§ WHAT THE TASK ASKS: Pull each line holding the word "matplotlib" from the data.

§ DATA LINES:

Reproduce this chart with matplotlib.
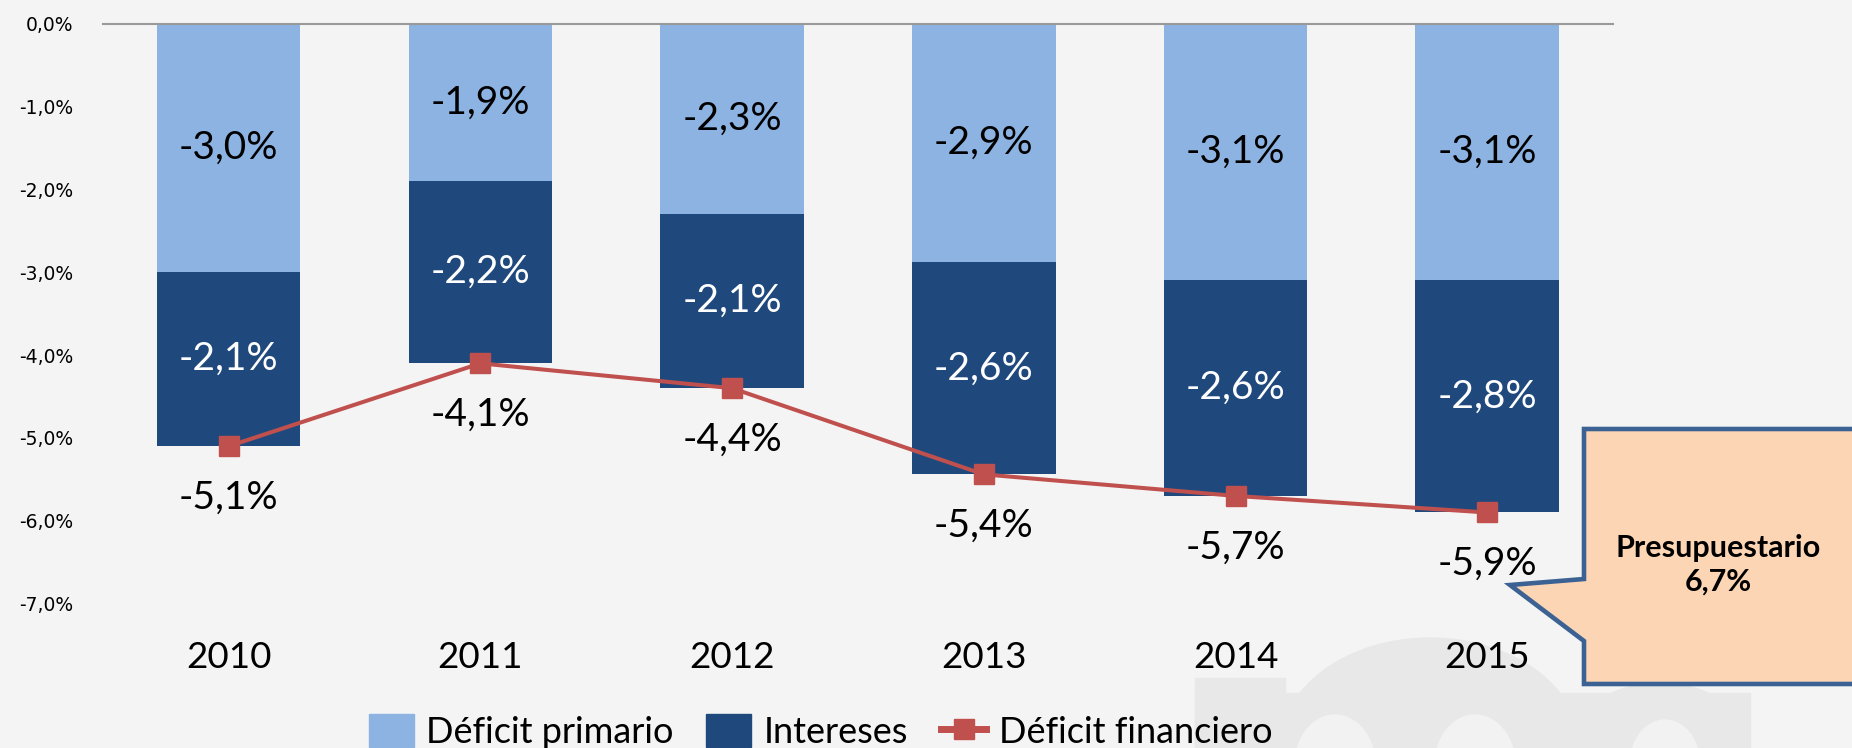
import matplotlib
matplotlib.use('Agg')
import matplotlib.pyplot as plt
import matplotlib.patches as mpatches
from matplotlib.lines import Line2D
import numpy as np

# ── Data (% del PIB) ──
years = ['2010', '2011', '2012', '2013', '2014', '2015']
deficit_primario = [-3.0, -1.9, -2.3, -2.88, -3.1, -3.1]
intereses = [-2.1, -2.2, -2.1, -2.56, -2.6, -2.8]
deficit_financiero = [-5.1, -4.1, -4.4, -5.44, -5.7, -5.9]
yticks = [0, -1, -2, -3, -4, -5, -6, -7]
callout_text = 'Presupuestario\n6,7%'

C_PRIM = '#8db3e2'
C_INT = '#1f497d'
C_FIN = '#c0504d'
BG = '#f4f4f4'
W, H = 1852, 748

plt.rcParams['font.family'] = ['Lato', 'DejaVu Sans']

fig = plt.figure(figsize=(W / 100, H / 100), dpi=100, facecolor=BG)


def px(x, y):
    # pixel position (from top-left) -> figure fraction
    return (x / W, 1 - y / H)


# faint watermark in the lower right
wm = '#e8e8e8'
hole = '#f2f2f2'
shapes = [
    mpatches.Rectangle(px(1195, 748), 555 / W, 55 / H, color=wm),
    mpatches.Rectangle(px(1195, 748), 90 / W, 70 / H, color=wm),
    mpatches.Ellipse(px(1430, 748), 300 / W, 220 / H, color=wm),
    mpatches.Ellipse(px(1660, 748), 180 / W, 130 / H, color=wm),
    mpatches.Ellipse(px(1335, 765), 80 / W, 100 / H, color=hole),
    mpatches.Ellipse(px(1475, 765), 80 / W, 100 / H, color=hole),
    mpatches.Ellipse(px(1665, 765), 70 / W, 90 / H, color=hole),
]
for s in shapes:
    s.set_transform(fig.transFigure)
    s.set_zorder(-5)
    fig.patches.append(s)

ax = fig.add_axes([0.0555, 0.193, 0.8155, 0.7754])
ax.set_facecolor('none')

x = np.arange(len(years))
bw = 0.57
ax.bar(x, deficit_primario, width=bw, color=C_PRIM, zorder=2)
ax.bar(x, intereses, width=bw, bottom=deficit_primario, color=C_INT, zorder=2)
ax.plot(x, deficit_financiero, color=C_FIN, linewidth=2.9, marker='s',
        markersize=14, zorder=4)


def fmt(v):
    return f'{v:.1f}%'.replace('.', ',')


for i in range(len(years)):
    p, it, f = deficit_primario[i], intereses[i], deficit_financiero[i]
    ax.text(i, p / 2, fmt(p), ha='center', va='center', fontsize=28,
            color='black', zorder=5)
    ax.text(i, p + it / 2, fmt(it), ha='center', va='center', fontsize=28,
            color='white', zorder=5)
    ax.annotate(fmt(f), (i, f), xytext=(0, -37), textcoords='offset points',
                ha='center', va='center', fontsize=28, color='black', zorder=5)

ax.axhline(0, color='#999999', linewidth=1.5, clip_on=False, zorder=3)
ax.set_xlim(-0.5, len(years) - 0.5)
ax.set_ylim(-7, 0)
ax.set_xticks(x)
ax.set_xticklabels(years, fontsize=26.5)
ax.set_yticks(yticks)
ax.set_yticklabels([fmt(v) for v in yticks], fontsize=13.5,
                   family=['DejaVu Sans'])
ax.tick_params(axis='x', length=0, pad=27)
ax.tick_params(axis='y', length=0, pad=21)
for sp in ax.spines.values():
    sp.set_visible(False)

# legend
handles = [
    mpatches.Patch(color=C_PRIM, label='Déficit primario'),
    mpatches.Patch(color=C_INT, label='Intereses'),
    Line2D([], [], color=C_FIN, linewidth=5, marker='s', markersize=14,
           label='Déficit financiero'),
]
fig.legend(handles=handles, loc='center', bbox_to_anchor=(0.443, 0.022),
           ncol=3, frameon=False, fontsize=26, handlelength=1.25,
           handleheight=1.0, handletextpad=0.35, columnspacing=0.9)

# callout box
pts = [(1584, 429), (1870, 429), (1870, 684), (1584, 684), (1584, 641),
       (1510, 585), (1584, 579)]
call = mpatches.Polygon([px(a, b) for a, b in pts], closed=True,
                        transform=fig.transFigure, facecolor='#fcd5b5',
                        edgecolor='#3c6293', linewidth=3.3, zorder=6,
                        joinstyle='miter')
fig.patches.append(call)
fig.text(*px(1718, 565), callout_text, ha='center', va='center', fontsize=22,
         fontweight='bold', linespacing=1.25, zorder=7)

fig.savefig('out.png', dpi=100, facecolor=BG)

§ RESPONSE TO THIS TASK:
Reproduce this chart with matplotlib.
import matplotlib
matplotlib.use('Agg')
import matplotlib.pyplot as plt
import matplotlib.patches as mpatches
from matplotlib.lines import Line2D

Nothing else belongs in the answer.